Motion sensors, lighting touch pads and computer-generated commands that respond to a dancer’s movements could be the way of the future for prospective choreographers. While it may seem a computer interface and the movements made by a dancer’s body would not have much in common, York University Professors Don Sinclair and Holly Small are bringing together students with backgrounds in new media and dance in an interactive dance studio.
“Basically, what we’ve done is create a computer-mediated performance space,” says Sinclair, a professor in the Faculty of Fine Arts’ Cultural Studies Program, with a background in both computer science and music.

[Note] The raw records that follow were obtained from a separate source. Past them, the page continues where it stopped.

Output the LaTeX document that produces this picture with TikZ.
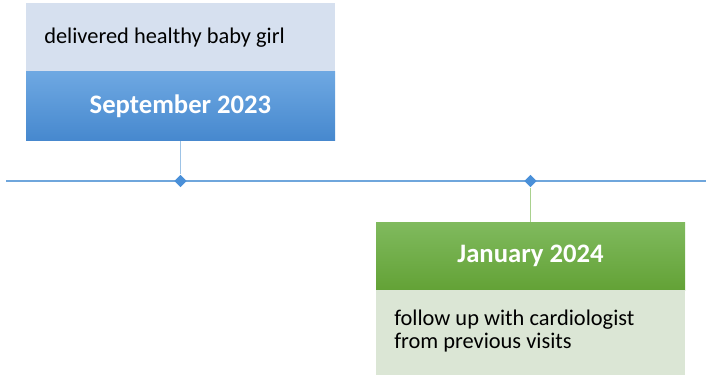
\documentclass[tikz,border=0pt]{standalone}
\usepackage{fontspec}
\setmainfont{Carlito}
\usetikzlibrary{shapes.geometric}
\definecolor{lblue}{HTML}{D6E0EF}
\definecolor{btop}{HTML}{6EA8E2}
\definecolor{bbot}{HTML}{4688CE}
\definecolor{gtop}{HTML}{80BA5E}
\definecolor{gbot}{HTML}{63A236}
\definecolor{lgreen}{HTML}{DBE6D5}
\definecolor{lineblue}{HTML}{6FA6DC}
\definecolor{conblue}{HTML}{9DC3E6}
\definecolor{congreen}{HTML}{A9D18E}
\definecolor{diablue}{HTML}{4A90D9}
\tikzset{
  descbox/.style={rectangle, draw=none, inner sep=0pt, minimum width=231.75pt},
  headbox/.style={rectangle, draw=none, inner sep=0pt, minimum width=231.75pt, minimum height=51.75pt,
    text=white, font=\fontsize{20}{24}\selectfont\bfseries},
  desctext/.style={anchor=west, align=left, inner sep=0pt, font=\fontsize{16.8}{17.5}\selectfont},
  marker/.style={diamond, fill=diablue, draw=none, inner sep=0pt, minimum size=9.5pt},
  conn/.style={line width=1.3pt},
}
\begin{document}
\begin{tikzpicture}[x=0.75pt,y=-0.75pt]
\useasboundingbox (0,0) rectangle (710,381);
% timeline
\coordinate (tl) at (6,181);
\coordinate (tr) at (706,181);
\draw[line width=1.5pt, lineblue] (tl) -- (tr);
% top event
\node[descbox, fill=lblue, minimum height=51.75pt] (d1) at (180.5,37.5) {};
\node[headbox, top color=btop, bottom color=bbot] (h1) at (180.5,106.5) {September 2023};
\node[desctext] (t1) at (44,38) {delivered healthy baby girl};
\node[marker] (m1) at (180.5,181) {};
\draw[conn, conblue] (h1.south) -- (m1.north);
% bottom event
\node[headbox, top color=gtop, bottom color=gbot, minimum height=51pt] (h2) at (530.5,256) {January 2024};
\node[descbox, fill=lgreen, minimum height=63.75pt] (d2) at (530.5,332.5) {};
\node[desctext] (t2) at (394,331) {follow up with cardiologist\\from previous visits};
\node[marker] (m2) at (530.5,181) {};
\draw[conn, congreen] (m2.south) -- (h2.north);
\end{tikzpicture}
\end{document}
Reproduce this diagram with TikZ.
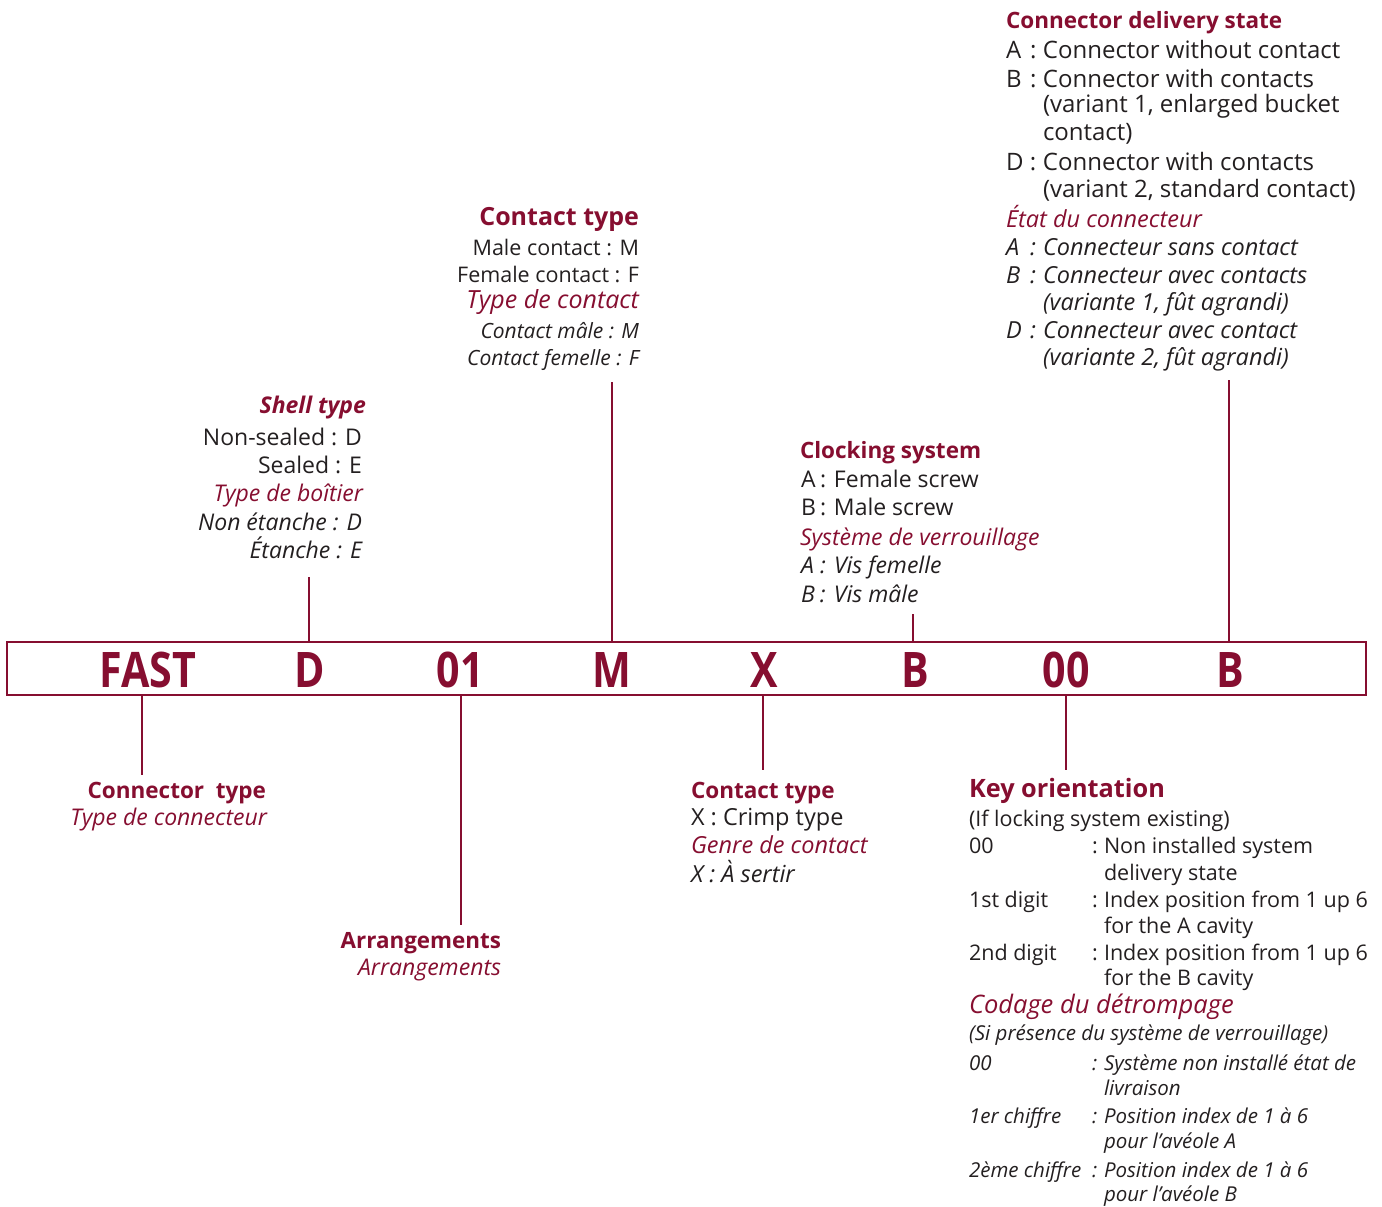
\documentclass[tikz,border=0pt]{standalone}
\usepackage{graphicx}
\usepackage{fontspec}
\setmainfont{Open Sans}
\definecolor{brand}{RGB}{134,14,48}
\definecolor{ink}{RGB}{35,31,32}
\newcommand\tagA[1]{\makebox[24pt][l]{#1}\makebox[13pt][l]{:}}
\newcommand\tagB[1]{\makebox[19pt][l]{#1}\makebox[14pt][l]{:}}
\newcommand\colt{\makebox[12pt][l]{:}}
\newcommand\cond[1]{\scalebox{0.84}[1]{#1}}
\tikzset{
  every node/.style={inner sep=0pt, outer sep=0pt},
  hd/.style={text=brand, font=\fontsize{#1}{#1}\selectfont\bfseries},
  hdi/.style={text=brand, font=\fontsize{#1}{#1}\selectfont\bfseries\itshape},
  tx/.style={text=ink, font=\fontsize{#1}{#1}\selectfont},
  fh/.style={text=brand, font=\fontsize{#1}{#1}\selectfont\itshape},
  ft/.style={text=ink, font=\fontsize{#1}{#1}\selectfont\itshape},
  L/.style={anchor=base west},
  R/.style={anchor=base east},
  lead/.style={draw=brand, line width=2pt},
  code/.style={text=brand, font=\fontsize{49}{49}\selectfont\bfseries},
  frame/.style={draw=brand, line width=1.5pt}
}
\begin{document}
\begin{tikzpicture}[x=1pt,y=-1pt]
\useasboundingbox (0,0) rectangle (1382,1207);

% ---- code box ----
\node[frame, minimum width=1359pt, minimum height=53pt] (box) at (686.5,668.5) {};
\node[code] (cFAST) at (148,670) {\cond{FAST}};
\node[code] (cD) at (310,670) {\cond{D}};
\node[code] (c01) at (460,670) {\cond{01}};
\node[code] (cM) at (612,670) {\cond{M}};
\node[code] (cX) at (764,670) {\cond{X}};
\node[code] (cB1) at (915,670) {\cond{B}};
\node[code] (c00) at (1066,670) {\cond{00}};
\node[code] (cB2) at (1230,670) {\cond{B}};

% ---- Connector delivery state ----
\node[hd=22.5,L] (cds) at (1006,29) {Connector delivery state};
\node[tx=24,L] (cdsA) at (1006,59) {\tagA{A}Connector without contact};
\node[tx=24,L] (cdsB) at (1006,88) {\tagA{B}Connector with contacts};
\node[tx=24,L] (cdsB2) at (1043,113) {(variant 1, enlarged bucket};
\node[tx=24,L] (cdsB3) at (1043,140) {contact)};
\node[tx=24,L] (cdsD) at (1006,170) {\tagA{D}Connector with contacts};
\node[tx=24,L] (cdsD2) at (1043,197) {(variant 2, standard contact)};
\node[fh=23.5,L] (edc) at (1006,227) {État du connecteur};
\node[ft=23.5,L] (edcA) at (1006,255) {\tagA{A}Connecteur sans contact};
\node[ft=23.5,L] (edcB) at (1006,283) {\tagA{B}Connecteur avec contacts};
\node[ft=23.5,L] (edcB2) at (1043,310) {(variante 1, fût agrandi)};
\node[ft=23.5,L] (edcD) at (1006,338) {\tagA{D}Connecteur avec contact};
\node[ft=23.5,L] (edcD2) at (1043,365) {(variante 2, fût agrandi)};

% ---- Contact type (top) ----
\node[hd=25,R] (ct) at (639,225) {Contact type};
\node[tx=21.5,R] (ctM) at (639,255) {Male contact : M};
\node[tx=21.5,R] (ctF) at (639,282) {Female contact : F};
\node[fh=25,R] (tdc) at (639,308) {Type de contact};
\node[ft=21,R] (tdcM) at (639,338) {Contact mâle : M};
\node[ft=21,R] (tdcF) at (639,365) {Contact femelle : F};

% ---- Shell type ----
\node[hdi=23,R] (st) at (366,413) {Shell type};
\node[tx=23,R] (stD) at (362,445) {Non-sealed : D};
\node[tx=23,R] (stE) at (362,473) {Sealed : E};
\node[fh=23,R] (tdb) at (363,501) {Type de boîtier};
\node[ft=23,R] (tdbD) at (362,530) {Non étanche : D};
\node[ft=23,R] (tdbE) at (362,558) {Étanche : E};

% ---- Clocking system ----
\node[hd=22.5,L] (cs) at (800,458) {Clocking system};
\node[tx=23,L] (csA) at (801,487) {\tagB{A}Female screw};
\node[tx=23,L] (csB) at (801,515) {\tagB{B}Male screw};
\node[fh=23,L] (sdv) at (800,545) {Système de verrouillage};
\node[ft=23,L] (sdvA) at (801,573) {\tagB{A}Vis femelle};
\node[ft=23,L] (sdvB) at (801,602) {\tagB{B}Vis mâle};

% ---- Connector type ----
\node[hd=22.5,R] (cty) at (266,798) {Connector\ \ type};
\node[fh=23,R] (tdcn) at (267,825) {Type de connecteur};

% ---- Arrangements ----
\node[hd=22.4,R] (arr) at (501,948) {Arrangements};
\node[fh=23,R] (arrf) at (501,975) {Arrangements};

% ---- Contact type (bottom) ----
\node[hd=22.5,L] (ct2) at (691,798) {Contact type};
\node[tx=23.5,L] (ct2X) at (691,825) {X : Crimp type};
\node[fh=23.5,L] (gdc) at (691,853) {Genre de contact};
\node[ft=23.5,L] (gdcX) at (691,882) {X : À sertir};

% ---- Key orientation ----
\node[hd=25.3,L] (ko) at (969,797) {Key orientation};
\node[tx=21.5,L] (koif) at (969,826) {(If locking system existing)};
\node[tx=21.5,L] (ko00) at (969,853) {00};
\node[tx=21.5,L] (ko00t) at (1092,853) {\colt Non installed system};
\node[tx=21.5,L] (ko00u) at (1104,880) {delivery state};
\node[tx=21.5,L] (ko1) at (969,907) {1st digit};
\node[tx=21.5,L] (ko1t) at (1092,907) {\colt Index position from 1 up 6};
\node[tx=21.5,L] (ko1u) at (1104,933) {for the A cavity};
\node[tx=21.5,L] (ko2) at (969,960) {2nd digit};
\node[tx=21.5,L] (ko2t) at (1092,960) {\colt Index position from 1 up 6};
\node[tx=21.5,L] (ko2u) at (1104,985) {for the B cavity};
\node[fh=25.5,L] (cdd) at (969,1013) {Codage du détrompage};
\node[ft=20.5,L] (cddsi) at (969,1040) {(Si présence du système de verrouillage)};
\node[ft=20.5,L] (cd00) at (969,1070) {00};
\node[ft=20.5,L] (cd00t) at (1092,1070) {\colt Système non installé état de};
\node[ft=20.5,L] (cd00u) at (1104,1095) {livraison};
\node[ft=20.5,L] (cd1) at (969,1123) {1er chiffre};
\node[ft=20.5,L] (cd1t) at (1092,1123) {\colt Position index de 1 à 6};
\node[ft=20.5,L] (cd1u) at (1104,1148) {pour l’avéole A};
\node[ft=20.5,L] (cd2) at (969,1177) {2ème chiffre};
\node[ft=20.5,L] (cd2t) at (1092,1177) {\colt Position index de 1 à 6};
\node[ft=20.5,L] (cd2u) at (1104,1201) {pour l’avéole B};

% ---- leader lines ----
\coordinate (lD) at (309,577);
\coordinate (lM) at (612,382);
\coordinate (lB1) at (913,614);
\coordinate (lB2) at (1229,380);
\coordinate (lF) at (142,775);
\coordinate (l01) at (461,925);
\coordinate (lX) at (763,770);
\coordinate (l00) at (1066,770);
\draw[lead] (lD) -- (lD |- box.north);
\draw[lead] (lM) -- (lM |- box.north);
\draw[lead] (lB1) -- (lB1 |- box.north);
\draw[lead] (lB2) -- (lB2 |- box.north);
\draw[lead] (lF |- box.south) -- (lF);
\draw[lead] (l01 |- box.south) -- (l01);
\draw[lead] (lX |- box.south) -- (lX);
\draw[lead] (l00 |- box.south) -- (l00);
\end{tikzpicture}
\end{document}
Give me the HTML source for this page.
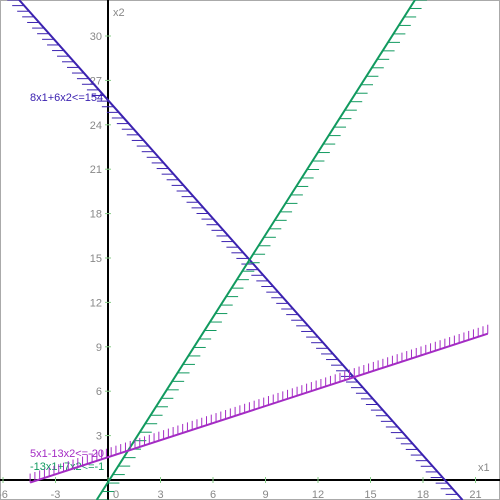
<!DOCTYPE html>
<html><head><meta charset="utf-8"><style>
body{margin:0;background:#fff}
svg{display:block;font-family:"Liberation Sans",sans-serif}
</style></head><body>
<svg id="c" width="500" height="500">
<rect x="0.5" y="0.5" width="499" height="499" fill="#fff" stroke="#aaa"/>
<g id="g"></g>
</svg>
<script>
const xTicks=[-6,-3,0,3,6,9,12,15,18,21];
const yTicks=[3,6,9,12,15,18,21,24,27,30];
const labels=["8x1+6x2<=154","-13x1+7x2<=-1","5x1-13x2<=-20"];
const coefA=[8,-13,5];
const coefB=[6,7,-13];
const rhs=[154,-1,-20];
const colors=["#3b22b0","#119a5f","#a42cc4"];
const NS="http://www.w3.org/2000/svg";
const g=document.getElementById('g');
const OX=108,OY=480,SX=17.5,SY=14.8;
const X=v=>OX+v*SX, Y=v=>OY-v*SY;
function el(t,a,p){const e=document.createElementNS(NS,t);for(const k in a)e.setAttribute(k,a[k]);(p||g).appendChild(e);return e;}
let ax=el('line',{x1:0,y1:OY,x2:500,y2:OY,stroke:'#000','stroke-width':2});


let ay=el('line',{x1:OX,y1:0,x2:OX,y2:500,stroke:'#000','stroke-width':2});


xTicks.forEach(v=>{
 el('line',{x1:X(v),y1:OY-3,x2:X(v),y2:OY+3,stroke:'#8c8'});
 let t=el('text',{x:X(v)+(v===0?5:0),y:498,'font-size':11,fill:'#888','text-anchor':v===0?'start':'middle'});
 t.textContent=v;
 
 
});
yTicks.forEach(v=>{
 el('line',{x1:OX-3,y1:Y(v),x2:OX+3,y2:Y(v),stroke:'#8c8'});
 let t=el('text',{x:102,y:Y(v)+4,'font-size':11,fill:'#888','text-anchor':'end'});
 t.textContent=v;
 
 
});
let tx=el('text',{x:478,y:471,'font-size':11,fill:'#888'});tx.textContent='x1';


let ty=el('text',{x:113,y:16,'font-size':11,fill:'#888'});ty.textContent='x2';


const xmin=-OX/SX,xmax=(500-OX)/SX,ymin=-(500-OY)/SY,ymax=OY/SY;
const starts=[-5.1,-1,-4.45];
const ends=[30,30,21.7];
const steps=[7.5,10,5];
const hlen=[12,12,9];
const labPos=[[30,101],[30,470],[30,457]];
coefA.forEach((a,i)=>{
 const b=coefB[i],c=rhs[i],col=colors[i];
 const grp=el('g',{});
 
 
 const f=x=>(c-a*x)/b;
 let x0=Math.max(xmin,starts[i]),x1=Math.min(xmax,ends[i]);
 const xa=(c-b*ymax)/a, xb=(c-b*ymin)/a;
 const lo=Math.min(xa,xb),hi=Math.max(xa,xb);
 x0=Math.max(x0,lo);x1=Math.min(x1,hi);
 const L=el('line',{x1:X(x0),y1:Y(f(x0)),x2:X(x1),y2:Y(f(x1)),stroke:col,'stroke-width':2},grp);
 
 
 const vertical=Math.abs(b)>Math.abs(a);
 const px0=X(x0),py0=Y(f(x0)),px1=X(x1),py1=Y(f(x1));
 const len=Math.hypot(px1-px0,py1-py0);
 const n=Math.floor(len/steps[i]);
 for(let k=0;k<=n;k++){
  const px=px0+(px1-px0)*k/n, py=py0+(py1-py0)*k/n;
  if(vertical){
   const dir=b<0?-1:1;
   el('line',{x1:px,y1:py,x2:px,y2:py+dir*hlen[i],stroke:col,'stroke-width':1},grp);
  }else{
   const dir=a>0?-1:1;
   el('line',{x1:px,y1:py,x2:px+dir*hlen[i],y2:py,stroke:col,'stroke-width':1},grp);
  }
 }
 const t=el('text',{x:labPos[i][0],y:labPos[i][1],'font-size':11,fill:col},grp);
 t.textContent=labels[i];
 
 
});
</script>
</body></html>
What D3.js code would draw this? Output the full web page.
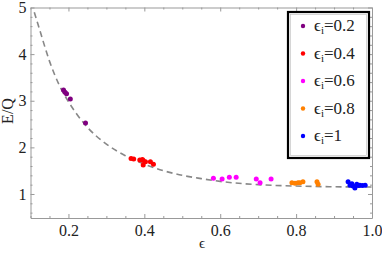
<!DOCTYPE html>
<html>
<head>
<meta charset="utf-8">
<style>
  body { margin: 0; background: #fff; }
  .frame path, .frame line { stroke: #999; }
</style>
</head>
<body>
<svg width="382" height="259"></svg>
<script src="https://cdn.jsdelivr.net/npm/d3@7/dist/d3.min.js"></script>
<script>
// data
var curveEps = [0.11, 0.125, 0.15, 0.175, 0.2, 0.225, 0.25, 0.3, 0.35, 0.4, 0.45, 0.5, 0.55, 0.6, 0.7, 0.8, 0.9, 1.0];
var curveEQ  = [4.9, 4.5, 3.85, 3.35, 2.98, 2.68, 2.43, 2.07, 1.82, 1.64, 1.5, 1.4, 1.33, 1.27, 1.2, 1.17, 1.155, 1.15];

var seriesNames = ["0.2", "0.4", "0.6", "0.8", "1"];
var seriesColors = ["#800080", "#ff0000", "#ff00ff", "#ff8000", "#0000ff"];

var eps02 = [0.187, 0.191, 0.195, 0.205, 0.245];
var eq02  = [3.23, 3.18, 3.15, 3.04, 2.52];
var eps04 = [0.365, 0.372, 0.388, 0.395, 0.397, 0.403, 0.397, 0.416, 0.424];
var eq04  = [1.76, 1.75, 1.73, 1.74, 1.72, 1.69, 1.62, 1.69, 1.64];
var eps06 = [0.582, 0.605, 0.624, 0.642, 0.695, 0.705, 0.734];
var eq06  = [1.34, 1.32, 1.36, 1.36, 1.32, 1.24, 1.32];
var eps08 = [0.789, 0.797, 0.805, 0.81, 0.818, 0.855, 0.858];
var eq08  = [1.24, 1.23, 1.24, 1.24, 1.26, 1.26, 1.21];
var eps10 = [0.937, 0.942, 0.947, 0.95, 0.955, 0.96, 0.964, 0.968, 0.975, 0.982];
var eq10  = [1.26, 1.19, 1.22, 1.17, 1.13, 1.21, 1.18, 1.19, 1.18, 1.19];

var xMajor = [0.2, 0.4, 0.6, 0.8, 1.0];
var yMajor = [1, 2, 3, 4, 5];

var serif = "'Liberation Serif', 'Times New Roman', Times, serif";

var svg = d3.select("svg");
var x = d3.scaleLinear().domain([0.1, 1.0]).range([30.5, 372]);
var y = d3.scaleLinear().domain([0.485, 5.0]).range([218, 7.5]);

var xMinor = d3.range(0.1, 1.0001, 0.05).filter(function(v) { return xMajor.indexOf(+v.toFixed(2)) < 0; });
var yMinor = d3.range(0.6, 5.0001, 0.2).filter(function(v) { return Math.abs(v - Math.round(v)) > 0.01; });

function frameAxis(axisFn, scale, tr, major, minor, labels) {
  var g = svg.append("g").attr("class", "frame").attr("transform", tr);
  g.call(axisFn(scale).tickValues(major).tickSize(-4).tickSizeOuter(0)
    .tickFormat(labels ? function(d) { return d3.format(".1f")(d); } : ""));
  var gm = svg.append("g").attr("class", "frame").attr("transform", tr);
  gm.call(axisFn(scale).tickValues(minor).tickSize(-2).tickSizeOuter(0).tickFormat(""));
  gm.select(".domain").remove();
  return g;
}

var xb = frameAxis(d3.axisBottom, x, "translate(0,218)", xMajor, xMinor, true);
xb.selectAll("text").attr("font-size", 16).attr("dy", "0.88em").attr("y", 4);
frameAxis(d3.axisTop, x, "translate(0,7.5)", xMajor, xMinor, false);

var yl = svg.append("g").attr("class", "frame").attr("transform", "translate(30.5,0)")
  .call(d3.axisLeft(y).tickValues(yMajor).tickSize(-4).tickSizeOuter(0).tickFormat(d3.format("d")));
yl.selectAll("text").attr("font-size", 16).attr("x", -4);
var ylm = svg.append("g").attr("class", "frame").attr("transform", "translate(30.5,0)")
  .call(d3.axisLeft(y).tickValues(yMinor).tickSize(-2).tickSizeOuter(0).tickFormat(""));
ylm.select(".domain").remove();
frameAxis(d3.axisRight, y, "translate(372,0)", yMajor, yMinor, false);
svg.selectAll(".frame").attr("font-family", serif);
svg.selectAll(".frame text").attr("fill", "#222").style("font-family", serif);

// axis titles
svg.append("text").attr("x", 202).attr("y", 248).attr("text-anchor", "middle")
  .style("font-family", serif).attr("fill", "#222").attr("font-size", 15).text("\u03f5");
svg.append("text").attr("transform", "translate(13,111) rotate(-90)")
  .style("font-family", serif).attr("fill", "#222")
  .attr("text-anchor", "middle").attr("font-size", 16).text("E/Q");

// dashed curve
var line = d3.line().curve(d3.curveMonotoneX)
  .x(function(d, i) { return x(curveEps[i]); })
  .y(function(d, i) { return y(curveEQ[i]); });
svg.append("path").datum(curveEps).attr("d", line)
  .attr("fill", "none").attr("stroke", "#888").attr("stroke-width", 1.6)
  .attr("stroke-dasharray", "6,4");

// points
var allEps = [eps02, eps04, eps06, eps08, eps10];
var allEQ = [eq02, eq04, eq06, eq08, eq10];
allEps.forEach(function(eps, s) {
  svg.append("g").selectAll("circle").data(eps).enter().append("circle")
    .attr("cx", function(d) { return x(d); })
    .attr("cy", function(d, i) { return y(allEQ[s][i]); })
    .attr("r", 2.5)
    .attr("fill", seriesColors[s]);
});

// legend
var lg = svg.append("g");
lg.append("rect").attr("x", 288).attr("y", 12).attr("width", 81).attr("height", 146)
  .attr("fill", "#fff").attr("stroke", "#000").attr("stroke-width", 2.2);
lg.append("rect").attr("x", 290.5).attr("y", 14.5).attr("width", 76).attr("height", 141)
  .attr("fill", "none").attr("stroke", "#bbb").attr("stroke-width", 0.6);
seriesNames.forEach(function(n, i) {
  var yy = 31 + i * 27.5;
  lg.append("circle").attr("cx", 303).attr("cy", yy - 5).attr("r", 2.2).attr("fill", seriesColors[i]);
  var t = lg.append("text").attr("x", 314).attr("y", yy).attr("font-size", 17)
    .style("font-family", serif).attr("fill", "#222");
  t.append("tspan").text("\u03f5");
  t.append("tspan").attr("font-size", 11).attr("dy", 3).text("i");
  t.append("tspan").attr("dy", -3).text("=" + n);
});
</script>
</body>
</html>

Students use software designed to process large amounts of data in real-time. A Web cam captures their motions, with unique values attached to dozens of different areas in the room. Depending on where and how a dancer moves, he or she can perform a variety of audio/video manipulations. In exploring the digital space, the dancer maintains varying degrees of control, allowing for an improvisation to occur – complete with light and sound.
Small’s dance students will learn to use the software that acts as the system’s hub.
“My hope is that the dancers will become conversant with the technology,” Small says. “Often the attitude from the technical end of things is very much ‘you’re the dancer, you stay over here.’ You have a far more profound insight into the creative process if you understand what’s going on behind the scenes. When you understand the technology, suddenly you’re not just a dancer – you’re a co-creator,” she says.
By the same token, Sinclair’s tech-savvy students will also learn valuable skills from immersing themselves in dance.
“The students who enrolled obviously have some interest in dance,” says Sinclair. “But we’re going to get them out on the floor, doing movement exercises and working with the dancers so that they really comprehend how best the technology can work with what they’re doing. Who knows – by the end of the semester they might even be creating improvisations of their own.”
In the performance world, Small says, the creative process is often hampered by the divide between dancers, musicians and technicians. “It’s important for our students to bridge that gap. Otherwise, you end up with dancers with ‘prima donna’ syndrome. That’s very rare around here.”
Sinclair also wants his students to explore technology as a medium for artistic expression. “I’m using this computer as a creative tool in the same way dancers use their bodies as creative tools,” says Sinclair. “It’s just that a dancer’s technique doesn’t jump out at you like this does. People see a computer and they think ‘oh, that’s technical.’ But the division is much fuzzier than that.”
Sinclair and Small will team-teach the course, which is offered for the first time this semester through the Faculty of Fine Arts.